Artist: Jim Thorell
Exhibition title: Tidepools
Venue: LOYAL, Stockholm, Sweden
Date: August 22 – September 28, 2024
Photography: all images copyright and courtesy of the artist and LOYAL, Stockholm
LOYAL is thrilled to present Tidepools, Jim Thorell’s fourth solo exhibition with the gallery. Tidepools unveils a new body of blue-centric work. The tide pool, a diverse ecosystem at the juncture of ocean and rocky shore, eternally fills and drains with the rhythm of the tides. The organisms within, from barnacles to starfish, must adapt to withstand the fluctuating conditions. Like its namesake, the exhibition Tidepools, inspires adaptation to the varied conditions time brings. Tidepools as the gateway to bigger waters ahead.
Thorell’s process follows lines, allowing the subconscious to find its way through painted tracks and swishes.

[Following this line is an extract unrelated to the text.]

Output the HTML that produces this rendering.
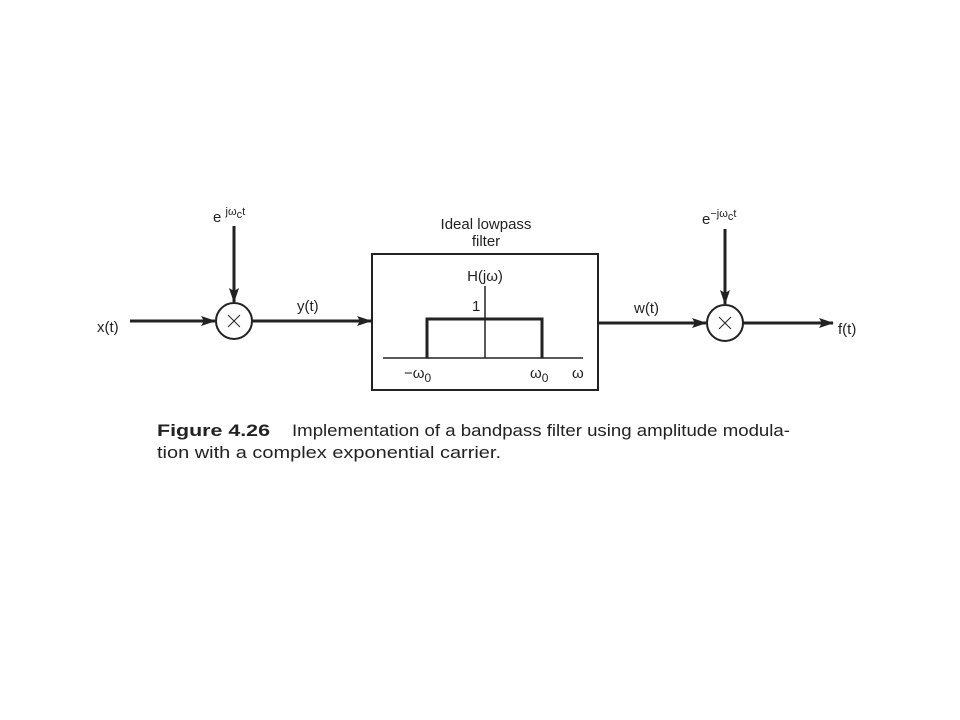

His interest in the graphical, two dimensional representation of physical, biological and metaphysical processes, show both microscopic and major Tectonic shifts and forces.
These lines are gestural marks evoking language and traversing both natural systems and those within global networks. In the artist’s words, “I’d like to paint an image that represents the neural experience, as if I was playing an instrument that I was accustomed to very intuitively. I want it to be musical without it attempting to look like music. I want it to be direct without the image being brash or impulsive.” Throughout his career, Thorells’s show titles—Mykorrhiza, Vinden, and Tidepools— have addressed processes of natural and cultural shifts, probing varieties of line associations from root system tendrils to the ethereal currents of the wind with an intersection into gestural-like lines springing from the hip—an embodied pause.
Now, Thorell turning to watery lines—ripples, waves, drops—creates layers of three-dimensional blue depths. These lines, suspended in an almost digital seeming space, create latitudes and longitudes stretched across the canvas—a prismatic glow of infinite time plotted in space. Sputtering droplets track lines, evoking trailing jellyfish tentacles in the depths of the ocean or long threads of a spider’s web catching small movements in the wind. These droplets create individual bodies, the beginning of worlds.
Some say that in the beginning, before the tidepool, before the very world as we know it came into being, raging waters covered everything and all was total darkness. A spirit, light itself, drifted in this primordial soup sparking life1. Others say life was brought here from elsewhere in the universe via fallen comets or cosmic dust2. Mapping movement, Thorell’s paintings unveil geometric worlds like undiscovered planets traveling through the solar system. Tidepools acts as a vehicle for extended travel into deep time and our individual and collective im/mortaility. Complex, asymmetric, organic and yet surprisingly aerodynamic.
JIM THORELL (born 1981, Stockholm, Sweden) lives and works in Stockholm.
Thorell received his MFA from Valand Academy in Gothenburg in 2010, and studied at the Academy of Fine Arts, Vienna with Professor Daniel Richter in 2009, Kanazawa University, Japan in 2007 and the Vietnam University of Fine Arts in Hanoi in 2007. Solo exhibitions include Loyal (Stockholm), Setareh (Düsseldorf), Gillmeier Rech (Berlin), Pina (Vienna), Roman Road (London), Union Pacific (London), Carl Kostyál (Stockholm). Group exhibitions include Alma Lövs Museum (Östra Ämtervik), Bohusläns Museum (Uddevalla), Deitch Projects (New York), Moderna Museet (Malmö), Tensta Konsthall (Stockholm), Vestfossen kunstlaboratorium (Vestfossen), Wanås Konst (Knislinge). Collections include Magasin 3 and Ståhl Collection.
[1] This origin of life account is a fusion of the Primordial Soup Theory proposed by Alexander Oparin and J.B.S. Haldane in the 1920s and the Judeo-Christian account of creation from Genesis 1:1-2:3. They are surprisingly similar.
[2] Otherwise known as Panspermia Theory. This concept was first proposed by the ancient Greek philosopher Anaxagoras (circa 500–428 BCE) and was further theorized by scientists and astronomers from the 1950s – 1980s.